Review: The Transformational Consumer
A review of Tara-Nicholle Nelson’s book on how consumers increasingly seek transformations
The Transformational Consumer is a great book by Tara-Nicholle Nelson, especially for marketers. Now Tara-Nicholle Kirke, she was chief marketer for MyFitnessPal – a transformational app purchased by Under Armour – before investigating how consumers increasingly desire transformations.
The reason I like the book is right there in the (long) subtitle: Fuel a Lifelong Love Affair with Your Customers by Helping Them Get Healthier, Wealthier, and Wiser. As readers know, I have grown to love that same phrase originated by Ben Franklin as the way to think about transformations – Kirke calls them “the three aspirations” (p. 16) – although I have extended it to health & wellbeing, wealth & prosperity, wisdom & understanding, and added a fourth “sphere” of transformations, as I like to call them: purpose & meaning. (See here and here.)
Healthy, Wealthy, and Wise: “the three aspirations”

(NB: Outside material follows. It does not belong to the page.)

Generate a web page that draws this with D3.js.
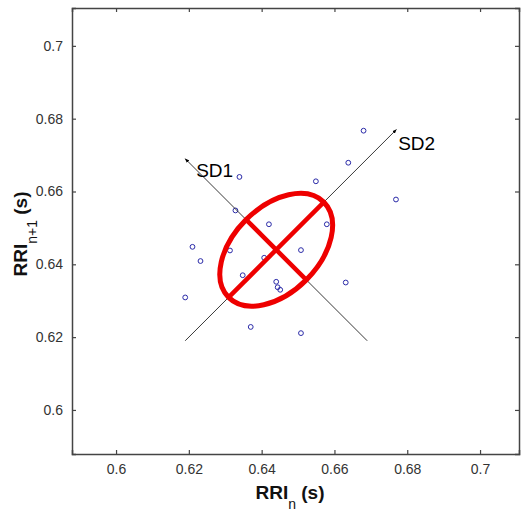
<!DOCTYPE html>
<html>
<head>
<meta charset="utf-8">
<script src="https://cdn.jsdelivr.net/npm/d3@7"></script>
<style>
  body { margin: 0; background: #fff; }
  text { font-family: "Liberation Sans", Arial, sans-serif; }
</style>
</head>
<body>
<svg id="chart" width="521" height="511"></svg>
<script>
// RRI_n and RRI_n+1 pairs (s)
var rriN  = [0.6680,0.6638,0.6549,0.6769,0.6339,0.6328,0.6210,0.6313,0.6232,0.6190,0.6348,
             0.6370,0.6420,0.6579,0.6508,0.6407,0.6440,0.6444,0.6451,0.6631,0.6508]
var rriN1 = [0.6767,0.6679,0.6628,0.6578,0.6640,0.6548,0.6448,0.6438,0.6409,0.6309,0.6370,
             0.6228,0.6510,0.6510,0.6439,0.6418,0.6352,0.6337,0.6330,0.6350,0.6211]
var ticks = [0.6,0.62,0.64,0.66,0.68,0.7]
var center = [0.644,0.644]
var sd1 = 0.0117, sd2 = 0.0185
// axis guide lines (start, end) in data units
var sd1Axis = [[0.669,0.619],[0.619,0.669]]
var sd2Axis = [[0.619,0.619],[0.677,0.677]]

var margin = {top:8, right:2, bottom:57, left:72}
var W = 521, H = 511
var svg = d3.select('#chart')

var x = d3.scaleLinear().domain([0.5879,0.7107]).range([margin.left, W-margin.right])
var y = d3.scaleLinear().domain([0.5879,0.7104]).range([H-margin.bottom, margin.top])

svg.append("defs").append("marker")
  .attr("id","arr").attr("viewBox","0 0 10 10").attr("refX",9).attr("refY",5)
  .attr("markerWidth",5).attr("markerHeight",5).attr("orient","auto")
  .append("path").attr("d","M0,1L10,5L0,9Z").attr("fill","#000")

var axisColor = "#444"
// ticks pointing inward on all four sides
svg.append("g").attr("transform","translate(0,"+y.range()[0]+")")
  .call(d3.axisBottom(x).tickValues(ticks).tickSize(-4).tickPadding(10).tickFormat(d3.format("")))
svg.append("g").attr("transform","translate(0,"+y.range()[1]+")")
  .call(d3.axisTop(x).tickValues(ticks).tickSize(-4).tickFormat(""))
svg.append("g").attr("transform","translate("+x.range()[0]+",0)")
  .call(d3.axisLeft(y).tickValues(ticks).tickSize(-4).tickPadding(9).tickFormat(d3.format("")))
svg.append("g").attr("transform","translate("+x.range()[1]+",0)")
  .call(d3.axisRight(y).tickValues(ticks).tickSize(-4).tickFormat(""))

svg.selectAll(".domain").attr("stroke",axisColor).attr("stroke-width",1.5)
svg.selectAll(".tick line").attr("stroke",axisColor).attr("stroke-width",1.2)
svg.selectAll(".tick text").attr("fill","#333").style("font-size","14px")
  .style("font-family","'Liberation Sans', Arial, sans-serif")

// points
svg.append("g").selectAll("circle")
  .data(rriN)
  .enter()
  .append("circle")
  .attr("cx",function(d,i){ return x(d) })
  .attr("cy",function(d,i){ return y(rriN1[i]) })
  .attr("r",2.4)
  .attr("fill","none")
  .attr("stroke","#2a2aa8")
  .attr("stroke-width",1)

// SD axes
var line = d3.line().x(function(d){ return x(d[0]) }).y(function(d){ return y(d[1]) })
svg.append("path").attr("d",line(sd1Axis)).attr("stroke","#222").attr("stroke-width",0.9)
  .attr("fill","none").attr("marker-end","url(#arr)")
svg.append("path").attr("d",line(sd2Axis)).attr("stroke","#222").attr("stroke-width",0.9)
  .attr("fill","none").attr("marker-end","url(#arr)")

// ellipse
var cx = x(center[0]), cy = y(center[1])
var rx = x(center[0]+sd2) - cx
var ry = x(center[0]+sd1) - cx
svg.append("ellipse")
  .attr("cx",cx).attr("cy",cy).attr("rx",rx).attr("ry",ry)
  .attr("transform","rotate(-45,"+cx+","+cy+")")
  .attr("fill","none").attr("stroke","#ee0000").attr("stroke-width",5)

var k1 = sd1/Math.SQRT2, k2 = sd2/Math.SQRT2
var cross = [
  [[center[0]-k2,center[1]-k2],[center[0]+k2,center[1]+k2]],
  [[center[0]-k1,center[1]+k1],[center[0]+k1,center[1]-k1]]
]
svg.append("g").selectAll("path")
  .data(cross).enter().append("path")
  .attr("d",function(d){ return line(d) })
  .attr("stroke","#ee0000").attr("stroke-width",4.5).attr("fill","none")

// labels
svg.append("text").attr("x",x(0.6220)).attr("y",y(0.6640)).text("SD1")
  .style("font-size","19px").attr("fill","#000")
svg.append("text").attr("x",x(0.6775)).attr("y",y(0.6714)).text("SD2")
  .style("font-size","19px").attr("fill","#000")

var xl = svg.append("text").attr("x",290).attr("y",499).attr("text-anchor","middle")
  .style("font-size","19px").style("font-weight","bold").attr("fill","#111")
xl.append("tspan").text("RRI")
xl.append("tspan").attr("dy",10).style("font-size","14px").style("font-weight","normal").text("n")
xl.append("tspan").attr("dy",-10).text(" (s)")

var yl = svg.append("text").attr("transform","translate(27,234) rotate(-90)").attr("text-anchor","middle")
  .style("font-size","19px").style("font-weight","bold").attr("fill","#111")
yl.append("tspan").text("RRI")
yl.append("tspan").attr("dy",10).style("font-size","14px").style("font-weight","normal").text("n+1")
yl.append("tspan").attr("dy",-10).text(" (s)")
</script>
</body>
</html>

Kirke’s research shows that “billions of people worldwide are coming to the marketplace specifically looking for the products and services and brands that can help them live healthier, wealthier, and wiser lives” (p. xi). She views “Transformational Consumers” as a “massive, rapidly growing segment” (also p. xi) – “50% of U.S. consumers” she asserts (p. 14) – and both describes them and how to serve them well, with many good personal transformation and business examples.
The highlights include:
Pay attention to the “humanity of the people” you serve as this “deep, human motivation – transformation – is one of the most elemental reasons people do the things they do. The drive for their lives to be different and better than they are right now is the pure, primal force underlying nearly every purchase decision and brand interaction people make.” (p. 2)
Don’t tell a story of your brand or company; “It’s about crafting an authentic, relatable, warts-and-all before-and-after story about them and delivering products and content that help them progress along their journeys. . . . It’s about casting them in the role of hero. . . and then providing the resources to make this story come true, over and over, for a lifetime.” (pp. 30-31)
Extending that, chapters 3 and 4 focus on the Hero’s Journey, while chapter 5 offers another great way of creating dramatic structure, a story spine known as Pixar’s story structure (pp. 70-71).
Marketers and brand managers should in particular read this book, and it offers great inspiration to anyone.